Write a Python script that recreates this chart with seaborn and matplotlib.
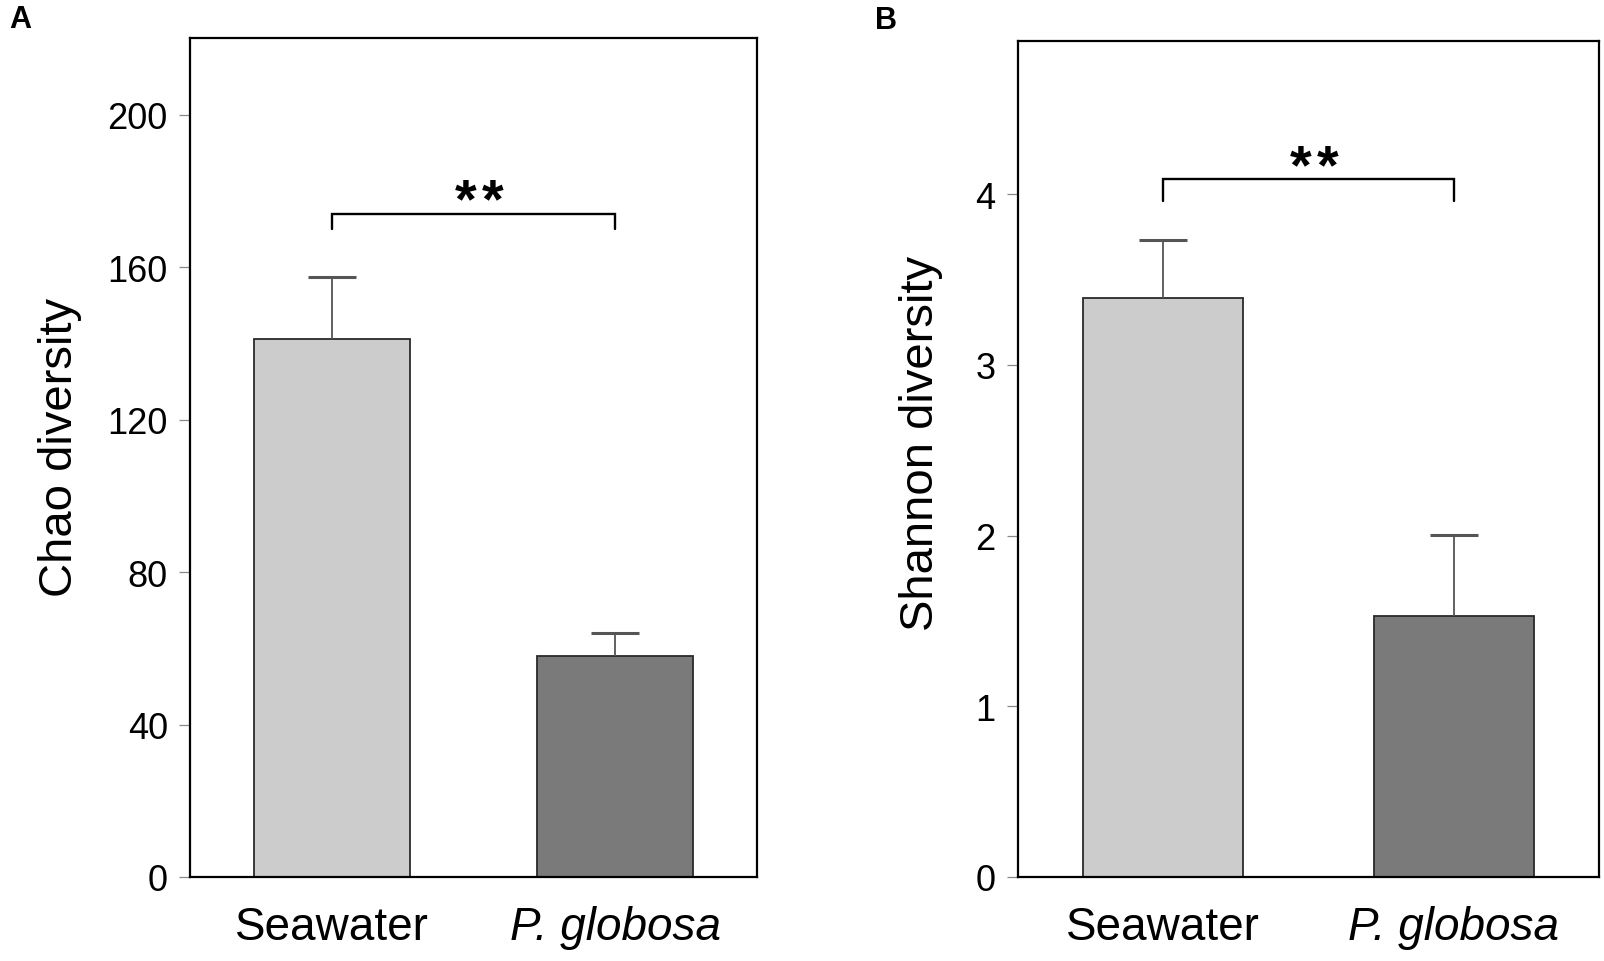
import matplotlib
matplotlib.use("Agg")
import matplotlib.pyplot as plt
import seaborn as sns

# data (mean and SD, upper error only)
groups = ["Seawater", "P. globosa"]
chao_mean = [141, 58]
chao_sd = [16.5, 6]
shannon_mean = [3.39, 1.53]
shannon_sd = [0.345, 0.475]
bar_colors = ["#cccccc", "#7a7a7a"]

chao_ticks = [0, 40, 80, 120, 160, 200]
shannon_ticks = [0, 1, 2, 3, 4]

sns.set_style("ticks")
plt.rcParams['font.family'] = ['Liberation Sans', 'DejaVu Sans']
plt.rcParams['text.color'] = 'black'
plt.rcParams['axes.labelcolor'] = 'black'
plt.rcParams['xtick.labelcolor'] = 'black'
plt.rcParams['ytick.labelcolor'] = 'black'

W, H = 1604, 962
fig = plt.figure(figsize=(W / 100, H / 100), dpi=100)

ax_a = fig.add_axes([190 / W, 1 - 878 / H, (757 - 190) / W, (878 - 39.3) / H])
ax_b = fig.add_axes([1017.7 / W, 1 - 878 / H, (1599 - 1017.7) / W, (878 - 41.7) / H])


def draw_panel(ax, means, sds, ylim, yticks, ylabel, label_xy, br_y, leg_y, star_y):
    sns.barplot(x=groups, y=means, hue=groups, palette=bar_colors, width=0.55,
                edgecolor="#2a2a2a", linewidth=1.3, errorbar=None, legend=False, ax=ax)
    eb = ax.errorbar(x=[0, 1], y=means, yerr=[[0, 0], sds], fmt='none', ecolor='#555555',
                     elinewidth=1.3, capsize=17, capthick=2.2, zorder=3)
    eb[1][0].set_visible(False)  # no lower cap

    ax.set_xlim(-0.5, 1.5)
    ax.set_ylim(*ylim)
    ax.set_yticks(yticks)
    ax.set_xlabel("")
    ax.set_ylabel(ylabel, fontsize=34)
    ax.yaxis.set_label_coords(*label_xy)

    ax.tick_params(axis='y', length=8, width=0.9, color='#888888', pad=8, labelsize=26)
    ax.tick_params(axis='x', length=0, pad=20, labelsize=33)
    ax.set_xticks([0, 1])
    ax.set_xticklabels(groups)
    ax.get_xticklabels()[1].set_style('italic')

    for sp in ax.spines.values():
        sp.set_visible(True)
        sp.set_color('black')
        sp.set_linewidth(1.6)

    # significance bracket
    ax.plot([0, 0, 1, 1], [leg_y, br_y, br_y, leg_y], color='black', lw=1.7,
            solid_joinstyle='miter', zorder=4)
    for dx in (-9.9, 9.9):
        ax.annotate("*", xy=(0.52, star_y), xytext=(dx, 0), textcoords='offset points',
                    ha='center', va='center', fontsize=40, fontweight='bold')


draw_panel(ax_a, chao_mean, chao_sd, (0, 220), chao_ticks, "Chao diversity",
           (-0.19, 0.513), 174, 170, 177)
draw_panel(ax_b, shannon_mean, shannon_sd, (0, 4.9), shannon_ticks, "Shannon diversity",
           (-0.128, 0.52), 4.09, 3.96, 4.15)

fig.text(9 / W, 1 - 4.5 / H, "A", fontsize=22, fontweight='bold', va='top', ha='left')
fig.text(875 / W, 1 - 6 / H, "B", fontsize=22, fontweight='bold', va='top', ha='left')

fig.savefig("out.png", dpi=100)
◇ ◇ ◇
### GIVEN EXERCISE:
Everything from the top line of the data down to and including the line with "import seaborn as sns" is to be copied, except the pictures.

### THE COMPLETED TASK:
Write a Python script that recreates this chart with seaborn and matplotlib.
import matplotlib
matplotlib.use("Agg")
import matplotlib.pyplot as plt
import seaborn as sns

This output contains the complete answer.